Chi Zhang (Xi'an Jiaotong Univiersity)*; Benyi Hu (Xi'an Jiaotong University); Yuhang Liuzhang (Xi'an Jiaotong University); Le Wang (Xi'an Jiaotong University); Li Liu (Inception Institute of Artificial Intelligence); Yuehu Liu (Xi'an Jiaotong University)


Long-tailed visual recognition poses significant challenges to traditional machine learning and emerging deep networks due to its inherent class imbalance. Existing reweighting and re-sampling methods, although effective, lack a fundamental theory while leaving the paradoxical effects of long tail unsolved, where network failing with head classes under-represented and tail classes overfitted. In this paper, we investigate long-tailed recognition from a memorization-generalization point of view, which not only unravels the whys of previous methods, but also derives a new principled solution. Specifically, we first empirically identify the regularity of classes under long-tailed distributions, finding that long-tailed challenge is essentially a trade-off between the representation of high-regularity head classes and generalization to low-regularity tail classes.
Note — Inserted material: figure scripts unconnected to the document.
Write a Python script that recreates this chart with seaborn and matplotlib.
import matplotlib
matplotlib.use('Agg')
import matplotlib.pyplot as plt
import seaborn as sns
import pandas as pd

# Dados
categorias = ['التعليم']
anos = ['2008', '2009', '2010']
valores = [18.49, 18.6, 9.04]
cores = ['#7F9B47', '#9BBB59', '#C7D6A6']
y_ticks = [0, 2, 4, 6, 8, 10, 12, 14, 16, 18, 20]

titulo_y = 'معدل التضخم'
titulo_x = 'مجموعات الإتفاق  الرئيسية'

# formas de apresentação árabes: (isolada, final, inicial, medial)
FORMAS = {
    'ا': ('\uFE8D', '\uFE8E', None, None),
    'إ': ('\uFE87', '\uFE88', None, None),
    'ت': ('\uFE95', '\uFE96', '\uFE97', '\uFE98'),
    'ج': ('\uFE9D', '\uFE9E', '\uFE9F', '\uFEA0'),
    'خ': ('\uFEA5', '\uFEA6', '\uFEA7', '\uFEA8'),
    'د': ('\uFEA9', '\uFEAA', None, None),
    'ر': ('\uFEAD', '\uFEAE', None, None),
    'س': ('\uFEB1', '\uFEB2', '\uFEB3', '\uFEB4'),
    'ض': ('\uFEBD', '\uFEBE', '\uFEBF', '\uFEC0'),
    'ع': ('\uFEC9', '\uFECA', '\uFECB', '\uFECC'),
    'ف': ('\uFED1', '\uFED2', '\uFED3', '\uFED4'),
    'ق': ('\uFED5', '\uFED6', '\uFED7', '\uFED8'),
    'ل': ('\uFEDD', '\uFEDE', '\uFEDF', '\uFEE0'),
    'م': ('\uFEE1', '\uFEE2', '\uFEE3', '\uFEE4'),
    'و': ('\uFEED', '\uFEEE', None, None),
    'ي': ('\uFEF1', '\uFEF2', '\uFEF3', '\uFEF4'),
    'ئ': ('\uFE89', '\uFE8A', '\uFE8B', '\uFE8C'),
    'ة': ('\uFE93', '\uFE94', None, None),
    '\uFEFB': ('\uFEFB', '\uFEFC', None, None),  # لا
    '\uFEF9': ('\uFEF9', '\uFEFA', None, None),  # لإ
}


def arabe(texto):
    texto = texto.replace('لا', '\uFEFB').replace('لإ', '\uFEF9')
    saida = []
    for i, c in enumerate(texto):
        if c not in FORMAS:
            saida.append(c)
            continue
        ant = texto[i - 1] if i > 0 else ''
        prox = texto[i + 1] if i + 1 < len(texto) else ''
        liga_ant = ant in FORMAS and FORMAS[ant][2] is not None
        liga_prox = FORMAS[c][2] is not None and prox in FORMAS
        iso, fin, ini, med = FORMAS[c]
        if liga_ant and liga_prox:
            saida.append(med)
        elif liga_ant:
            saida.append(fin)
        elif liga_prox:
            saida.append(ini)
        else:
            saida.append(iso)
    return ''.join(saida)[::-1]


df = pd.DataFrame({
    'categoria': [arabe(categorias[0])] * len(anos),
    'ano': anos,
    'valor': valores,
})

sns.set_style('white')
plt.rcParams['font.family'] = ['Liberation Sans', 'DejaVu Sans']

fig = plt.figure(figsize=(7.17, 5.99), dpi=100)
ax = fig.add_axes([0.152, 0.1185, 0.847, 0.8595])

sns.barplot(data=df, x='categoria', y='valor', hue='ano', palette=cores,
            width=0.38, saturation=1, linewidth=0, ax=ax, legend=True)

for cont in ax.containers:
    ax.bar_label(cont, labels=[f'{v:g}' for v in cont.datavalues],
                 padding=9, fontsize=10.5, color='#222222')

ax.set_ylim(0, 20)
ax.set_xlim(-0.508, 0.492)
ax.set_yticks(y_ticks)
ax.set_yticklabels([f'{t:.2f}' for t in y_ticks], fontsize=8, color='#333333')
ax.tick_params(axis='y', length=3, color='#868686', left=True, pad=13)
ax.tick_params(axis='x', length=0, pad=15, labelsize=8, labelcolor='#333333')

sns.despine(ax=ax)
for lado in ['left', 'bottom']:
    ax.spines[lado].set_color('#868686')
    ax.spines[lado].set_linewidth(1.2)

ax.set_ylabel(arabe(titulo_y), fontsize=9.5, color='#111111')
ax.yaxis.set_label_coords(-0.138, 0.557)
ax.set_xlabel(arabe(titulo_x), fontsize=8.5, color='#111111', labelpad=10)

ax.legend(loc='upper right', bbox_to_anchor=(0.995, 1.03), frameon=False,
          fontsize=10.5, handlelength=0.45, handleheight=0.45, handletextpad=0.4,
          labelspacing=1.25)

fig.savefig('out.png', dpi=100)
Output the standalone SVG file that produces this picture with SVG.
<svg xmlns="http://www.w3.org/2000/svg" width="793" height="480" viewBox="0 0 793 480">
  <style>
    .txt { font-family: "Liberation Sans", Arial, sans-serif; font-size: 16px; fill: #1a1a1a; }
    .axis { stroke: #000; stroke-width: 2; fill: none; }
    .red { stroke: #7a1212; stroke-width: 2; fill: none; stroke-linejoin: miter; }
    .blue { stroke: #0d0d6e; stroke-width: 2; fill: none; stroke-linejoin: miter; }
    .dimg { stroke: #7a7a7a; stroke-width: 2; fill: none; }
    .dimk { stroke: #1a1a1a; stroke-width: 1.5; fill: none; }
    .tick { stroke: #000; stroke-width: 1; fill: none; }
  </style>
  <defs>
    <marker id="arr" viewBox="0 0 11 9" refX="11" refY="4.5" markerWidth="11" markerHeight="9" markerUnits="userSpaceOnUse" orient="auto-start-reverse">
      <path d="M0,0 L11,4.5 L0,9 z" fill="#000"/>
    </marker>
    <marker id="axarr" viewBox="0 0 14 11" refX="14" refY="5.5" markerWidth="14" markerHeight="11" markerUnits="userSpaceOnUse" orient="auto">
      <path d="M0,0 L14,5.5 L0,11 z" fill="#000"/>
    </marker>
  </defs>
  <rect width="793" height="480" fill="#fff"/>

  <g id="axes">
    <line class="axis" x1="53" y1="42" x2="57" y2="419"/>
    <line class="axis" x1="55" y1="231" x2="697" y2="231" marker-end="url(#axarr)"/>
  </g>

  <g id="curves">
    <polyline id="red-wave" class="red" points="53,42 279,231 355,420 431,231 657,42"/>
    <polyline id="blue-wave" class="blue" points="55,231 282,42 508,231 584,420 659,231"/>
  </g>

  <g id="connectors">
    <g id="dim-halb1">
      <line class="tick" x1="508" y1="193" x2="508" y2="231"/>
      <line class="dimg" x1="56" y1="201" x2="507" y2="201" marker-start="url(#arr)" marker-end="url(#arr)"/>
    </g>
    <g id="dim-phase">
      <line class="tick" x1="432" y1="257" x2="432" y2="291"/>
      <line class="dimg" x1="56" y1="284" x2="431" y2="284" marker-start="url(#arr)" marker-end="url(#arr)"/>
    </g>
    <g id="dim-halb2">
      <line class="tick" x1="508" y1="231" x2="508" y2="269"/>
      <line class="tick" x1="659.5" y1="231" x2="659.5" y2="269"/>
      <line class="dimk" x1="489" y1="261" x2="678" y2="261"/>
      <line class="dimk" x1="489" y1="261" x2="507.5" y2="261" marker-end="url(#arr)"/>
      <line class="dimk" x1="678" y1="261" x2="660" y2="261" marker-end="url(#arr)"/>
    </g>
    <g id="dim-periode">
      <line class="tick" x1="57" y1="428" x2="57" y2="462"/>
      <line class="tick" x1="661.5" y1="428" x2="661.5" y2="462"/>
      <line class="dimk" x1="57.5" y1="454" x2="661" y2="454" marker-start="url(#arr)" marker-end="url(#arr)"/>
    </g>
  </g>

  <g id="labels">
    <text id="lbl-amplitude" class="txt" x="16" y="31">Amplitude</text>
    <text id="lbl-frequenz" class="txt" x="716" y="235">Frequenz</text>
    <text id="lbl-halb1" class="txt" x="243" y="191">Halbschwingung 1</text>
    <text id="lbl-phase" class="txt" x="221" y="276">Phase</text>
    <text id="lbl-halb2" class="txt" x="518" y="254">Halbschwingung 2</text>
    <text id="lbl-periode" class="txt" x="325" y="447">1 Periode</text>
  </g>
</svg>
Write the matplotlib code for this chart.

To memorize tail samples without seriously damaging the representation of head samples, we propose a simple yet effective sampling strategy for ordinary mini-batch SGD optimization process, Switching, which switches from instance-balanced sampling to class-reversed sampling for only once at small learning rate. By theoretical analysis, we show that the upper bound on the generalization error of the proposed sampling strategy is lower than instance-balanced sampling conditionally. In our experiments, the proposed method can reach feasible performance more efficiently than current methods. Further experiments validate the superiority of the proposed Switching strategy, implying that the long-tailed learning trade-off could be parsimoniously tackled only in the memorization stage with a small learning rate and over-exposure of tail samples.